Text re-use in Historical newspapers
When it comes to historical newspapers, the automatic detection of text re-use can help us to track down articles that are similar within a potentially very large pool of newspaper pages or articles (millions of them). Yet, the reasons of this similarity may vary, and often closer scrutiny is required to explain such similarity:
- Identical articles may be re-purposed in multiple newspapers as they stem from the very same press release (in which case the news or press agency is normally mentioned, e.g. “Reuters”).
- In newspapers from the period before before the advent of press agencies, text re-use instances can be interesting to study the dynamics of information spreading, especially when newspapers in the same language but from different countries are considered.
- In more recent newspapers text re-use is very frequent – thus possibly less interesting from a historian’s point of view – due to cut-and-paste journalism being an increasingly common practice. But other texts that get often repeated are also boilerplate texts in advertisements, event listings, stock exchange sections, etc. – all of which constitute noise that needs to be filtered out in order to find the really interesting instances of text re-use.
But let’s now see three examples of text re-use that were automatically detected by running the Gazette de Lausanne (GDL) and Journal de Genève (JDG) through a software called passim.
The first example is the news of an accident that involved a steamboat departed from Ouchy in direction of Geneva. The news appears first on the GDL (3 December 1863) and a couple days later on the JDG (5 December). The articles are identical, despite for a few small differences, like the fact that the JDG reports the name of the boat (Guillaume-Tilt). What is interesting from a more technical point of view is that the software detects the similarity between the two articles notwithstanding some substantial differences in the respective texts, due to the varying quality of the OCR.
The second example is more recent (28 April 1980) and it’s a press agency release reprinted almost identically on the same day by both GDL and JDG.

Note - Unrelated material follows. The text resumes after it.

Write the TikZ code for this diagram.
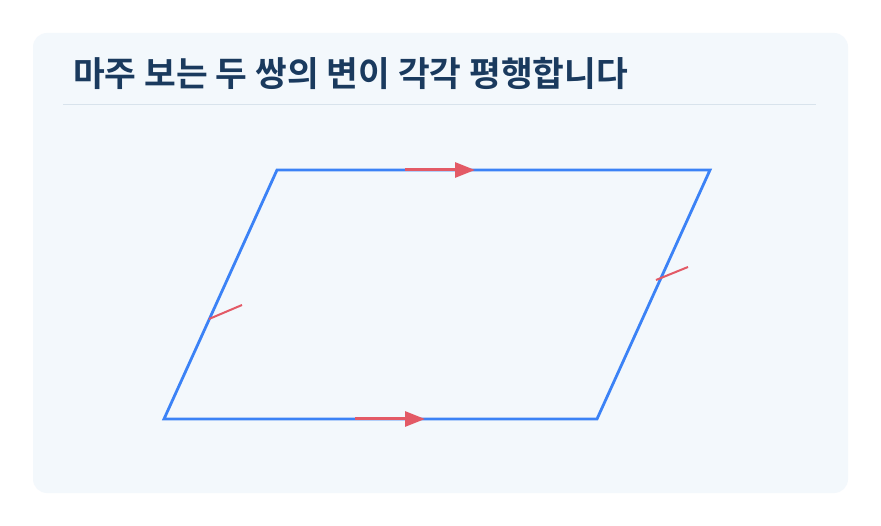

The last example represents the sort of phenomena captured by automatic text re-use detection that we believe will be most interesting for historians. It’s an excerpt of two articles, published by the two newspapers on the same day (26 May 1900), reporting the declarations of a French general, Gaston de Galliffet. Two things are interesting here: first, in both articles’ OCR the general’s name is crippled (de Gallippet / do Galliffet) meaning that a string-based search will have most likely missed them; second, the GDL article reports the direct speech attributed to de Galliffet, while the JDG paraphrases it. This sort of phenomena can be interesting to historians as they may reveal how the same historical event was portrayed and reported about by different newspapers, which may have very different political orientations.
Challenges
To conclude, let us consider briefly the technical challenges raised by the automatic detection of text re-use in the vast corpus of impresso newspapers:
- scale: finding similar passages between millions of pages or articles requires adequate computational resources as well as smart algorithms, capable of reducing the number of total comparisons performed without loosing in accuracy of the results;
- noise: text re-use tools like passim need to be resilient (to some extent) to noise noisy data (caused e.g. by bad OCR) as we’ve seen in some of the examples above;
- cross-lingual text re-use: the ability of detecting text re-use between texts written in different languages is perhaps the biggest still unsolved challenge related to text re-use. In some cases we are explicitly told about the existence of cross-lingual text re-use in our corpus, like in the example below where the reader of the Neue Zürcher Zeitung is informed that the translation of a given article appeared in the JDG. The small addendum also says, that the original has been written in French and that the author was asked by the JDG to write this report.